A missing child is every parent’s worst nightmare. Unfortunately, there were more than 465,000 instances of missing children reported to law enforcement in 2016 alone (including endangered runaways).
To most of us, missing children are the faces on the milk carton, the topic of Nancy Grace or something that happens to other people.
Allen Tate Realtor® Carl Jones knows those other people. He’s helped locate their missing children.
After a 30-year career working with the FBI and NCIS, Jones spent five years as part of Team Adam, a special task force of the National Center for Missing and Exploited Children (NCMEC).
Team Adam is named for Adam Walsh, a 6-year-old who was abducted from a Florida shopping mall in 1981 and murdered. Adam’s case and subsequent publicity launched a nationwide awareness and legislation that led to the formation of NCMEC, co-founded by Adam’s parents, John and Reve Walsh.
Jones and a small group of other retired law enforcement agents served as an immediate response team to help police departments in cases of possible child abduction. Jones worked a five-state territory that included North and South Carolina and Tennessee.
“In many communities, a missing child is not something that happens often, so no one is an expert. They are not sure what to do and resources are limited. But it’s critical to move fast,” said Jones.
When a child was reported as missing to the FBI’s National Crime Information Center (NCIC) database, Jones or a colleague would be notified and dispatched to assist. He would arrive, usually by car, within a few hours and had a budget that would allow him to provide necessary resources, such as renting a helicopter or moving family members to a hotel room, away from media.
“I had to establish and build trust with local law enforcement and family,” said Jones. “Sometimes I was very welcomed, other times not so much. My goal was always to find out what knowledge or resources I had access to that would help an investigation.”
Jones recalls one case where a child, about age 12, disappeared from a Boy Scout campsite in the Western N.C. mountains.

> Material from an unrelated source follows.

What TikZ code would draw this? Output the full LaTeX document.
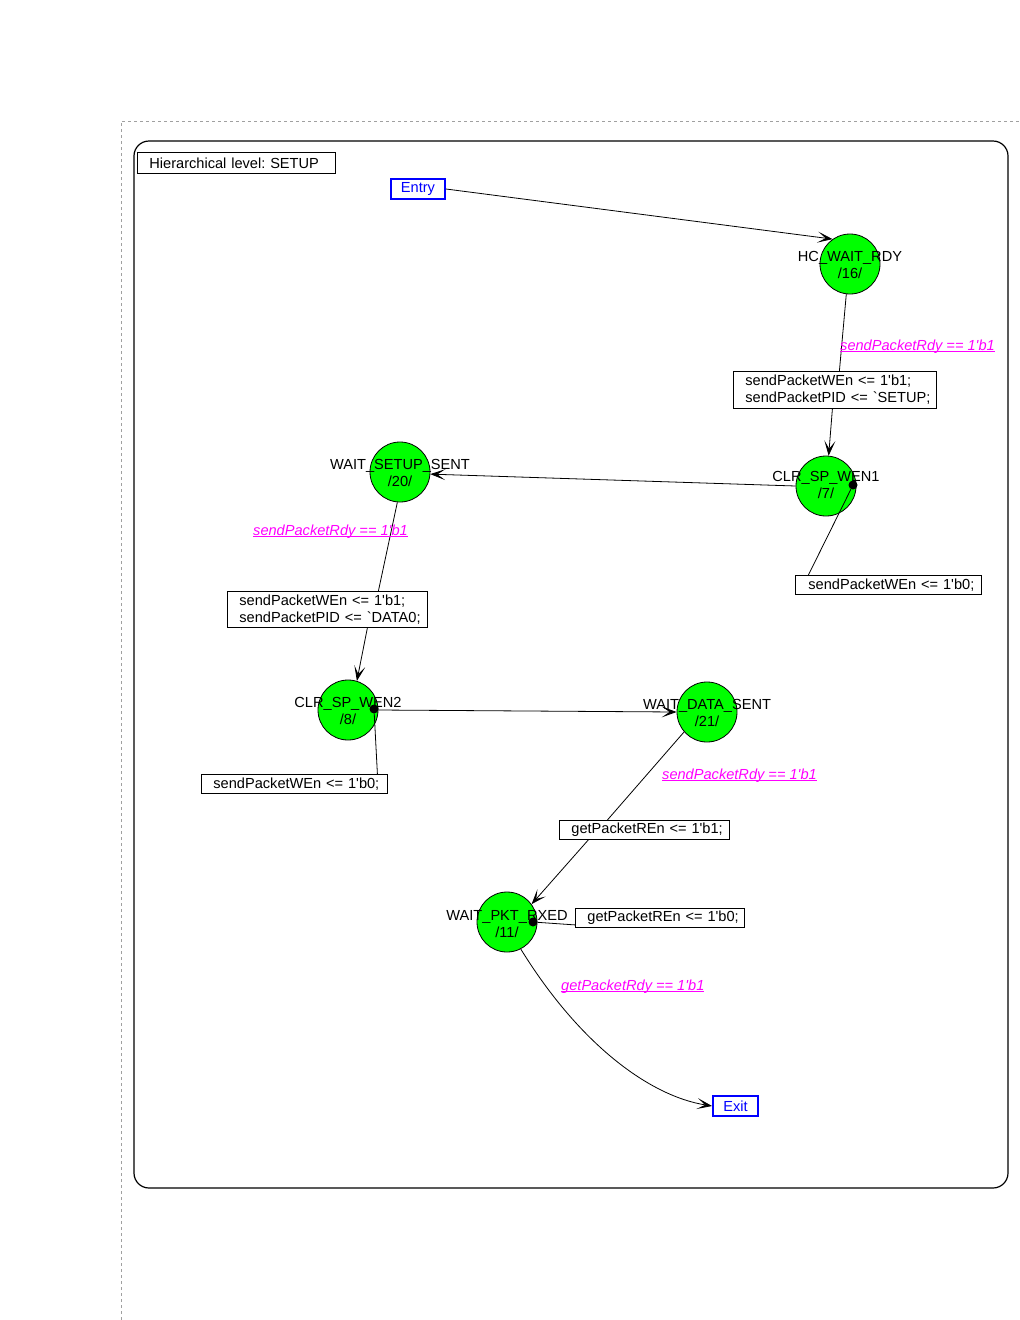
\documentclass[tikz,border=0pt]{standalone}
\usepackage{fontspec}
\setmainfont{Liberation Sans}
\usetikzlibrary{arrows.meta}
\frenchspacing
\definecolor{stategreen}{RGB}{0,255,0}
\definecolor{guardmag}{RGB}{255,0,255}
\definecolor{portblue}{RGB}{0,0,255}
\definecolor{framegray}{RGB}{160,160,160}
% underlined guard text with a rule tight under the baseline
\newcommand\guardline[1]{\setbox0\hbox{#1}\rlap{\rule[-2pt]{\wd0}{0.9pt}}\box0}
% one indented line inside an action box
\newcommand\actline[1]{\hspace*{12pt}\mbox{#1}}
\begin{document}
\begin{tikzpicture}[x=1pt,y=-1pt,
  every node/.style={font=\fontsize{14.6}{17}\selectfont},
  state/.style={circle,draw,fill=stategreen,minimum size=60pt,inner sep=0pt,line width=0.8pt},
  statename/.style={align=center,inner sep=0pt},
  action/.style={draw,anchor=north west,align=left,inner sep=0pt,line width=0.8pt},
  guard/.style={anchor=base west,inner sep=0pt,text=guardmag,font=\fontsize{14.6}{17}\selectfont\itshape},
  port/.style={draw=portblue,line width=2pt,text=portblue,inner sep=0pt},
  hook/.style={circle,fill=black,minimum size=9pt,inner sep=0pt},
  link/.style={line width=0.8pt},
  arr/.style={link,-{Stealth[length=15pt,width=11pt,inset=8pt]}}]
\useasboundingbox (0,0) rectangle (1020,1320);

% page frame and hierarchy boundary
\draw[framegray,line width=0.8pt,dash pattern=on 3pt off 3pt] (121,1320) -- (121,121) -- (1020,121);
\draw[line width=1.2pt,rounded corners=15pt] (134,141) rectangle (1008,1188);
\node[action,text width=198pt,minimum height=21pt] (level) at (137,152) {\actline{Hierarchical level: SETUP}};

% entry / exit ports
\node[port,minimum width=54pt,minimum height=20pt] (entry) at (418,189) {Entry};
\node[port,minimum width=45pt,minimum height=20pt] (exit) at (735.5,1106) {Exit};

% states
\node[state] (s16) at (850,264) {};
\node[state] (s7)  at (826,486) {};
\node[state] (s20) at (400,472) {};
\node[state] (s8)  at (348,710) {};
\node[state] (s21) at (707,712) {};
\node[state] (s11) at (507,922) {};

% state actions
\node[action,text width=203pt,minimum height=37pt] (a1) at (733,371)
  {\actline{sendPacketWEn <= 1\textquotesingle b1;}\\\actline{sendPacketPID <= \textasciigrave SETUP;}};
\node[action,text width=186pt,minimum height=19pt] (a2) at (795,575)
  {\actline{\hspace*{1pt}sendPacketWEn <= 1\textquotesingle b0;}};
\node[action,text width=200pt,minimum height=36pt] (a3) at (227,591)
  {\actline{sendPacketWEn <= 1\textquotesingle b1;}\\\actline{sendPacketPID <= \textasciigrave DATA0;}};
\node[action,text width=186pt,minimum height=19pt] (a4) at (201,774)
  {\actline{sendPacketWEn <= 1\textquotesingle b0;}};
\node[action,text width=170pt,minimum height=19pt] (a5) at (559,820)
  {\actline{getPacketREn <= 1\textquotesingle b1;}};
\node[action,text width=169pt,minimum height=19pt] (a6) at (575,908)
  {\actline{getPacketREn <= 1\textquotesingle b0;}};

% transitions
\draw[arr] (entry.east) -- (s16.125);
\draw[link] (s16.-97) -- ([xshift=4.5pt]a1.north);
\draw[arr] ([xshift=-2.5pt]a1.south) -- (s7.85);
\draw[arr] (s7.west) -- (s20.-4);
\draw[link] (s20.-95) -- ([xshift=51pt]a3.north);
\draw[arr] ([xshift=40pt]a3.south) -- (s8.73);
\draw[arr] (s8.east) -- (s21.west);
\draw[link] (s21.-139) -- ([xshift=-37pt]a5.north);
\draw[arr] ([xshift=-56pt]a5.south) -- (s11.36);
\draw[arr] (s11.-63) .. controls (580,1045) and (650,1096) .. (exit.west);

% state names drawn over the circles
\node[statename] (n16) at (850,265) {HC\_WAIT\_RDY\\/16/};
\node[statename] (n7)  at (826,485) {CLR\_SP\_WEN1\\/7/};
\node[statename] (n20) at (400,473) {WAIT\_SETUP\_SENT\\/20/};
\node[statename] (n8)  at (348,711) {CLR\_SP\_WEN2\\/8/};
\node[statename] (n21) at (707,713) {WAIT\_DATA\_SENT\\/21/};
\node[statename] (n11) at (507,924) {WAIT\_PKT\_RXED\\/11/};

% entry-action hooks
\node[hook] (h7)  at (853,485) {};
\node[hook] (h8)  at (374,709) {};
\node[hook] (h11) at (533,922) {};
\draw[link] (h7) -- ([xshift=-80pt]a2.north);
\draw[link] (h8) -- ([xshift=83pt]a4.north);
\draw[link] (h11) -- ([yshift=-7pt]a6.west);

% guards
\node[guard] (g1) at (840,350) {\guardline{sendPacketRdy == 1\textquotesingle b1}};
\node[guard] (g2) at (253,535) {\guardline{sendPacketRdy == 1\textquotesingle b1}};
\node[guard] (g3) at (662,779) {\guardline{sendPacketRdy == 1\textquotesingle b1}};
\node[guard] (g4) at (561,990) {\guardline{getPacketRdy == 1\textquotesingle b1}};
\end{tikzpicture}
\end{document}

The terrain was rugged, the weather cold. After three days of fruitless searching, Jones was called in to assist the National Park Service.
He had recently participated in a training session with the S.C. Search and Rescue Dog Association (SCSARDA) and tapped into that resource. Within one hour of arriving on the scene, SCSARDA located the boy, alive.
“We were nearing a critical time, Day 4. I remember the boy’s mother asking me if we were in the recovery (vs. rescue) phase,” said Jones.
Not all of the 30 or so cases Jones worked on had happy endings, but more than half did.
Jones says he learned to become emotionally bulletproof during his time with Team Adam.
“God gave me a heart where I could handle it,” he said, but he admitted that he was a bit overprotective of his own children as a result.
In the aftermath of Hurricane Katrina in 2005, Jones went to New Orleans to help find children who had been displaced by the storm. “I remember the city’s 7th Ward. No one was there. There were X’s on the rooftops, with numbers indicating the number of bodies inside.”
Jones eventually left Team Adam in 2008 because of the demands it placed on him. “It was impossible to do another job since I was frequently on call.”
He “kind of fell into real estate” when a friend asked him to help flip some houses. He earned his real estate license in 2008 and six years later joined the Allen Tate office in Greenville, S.C.
“Persistence and hard work paid off in my investigative career, and it’s still helping me succeed today,” said Jones.
He recalls the sound advice his first boss gave him at age 21 – always work to improve yourself, mentally and physically.
In addition to his law enforcement and real estate skills, Jones is a licensed pilot, HAM radio operator, accomplished sailor and Sunday school teacher. He’s scuba-certified and a Guardian ad Litem volunteer. He’s always ready to discuss current events or the last book he read. And he still helps with background investigations for the federal government.
My favorite saying is “I didn’t come here to have a job. I came here to do a job,” said Jones.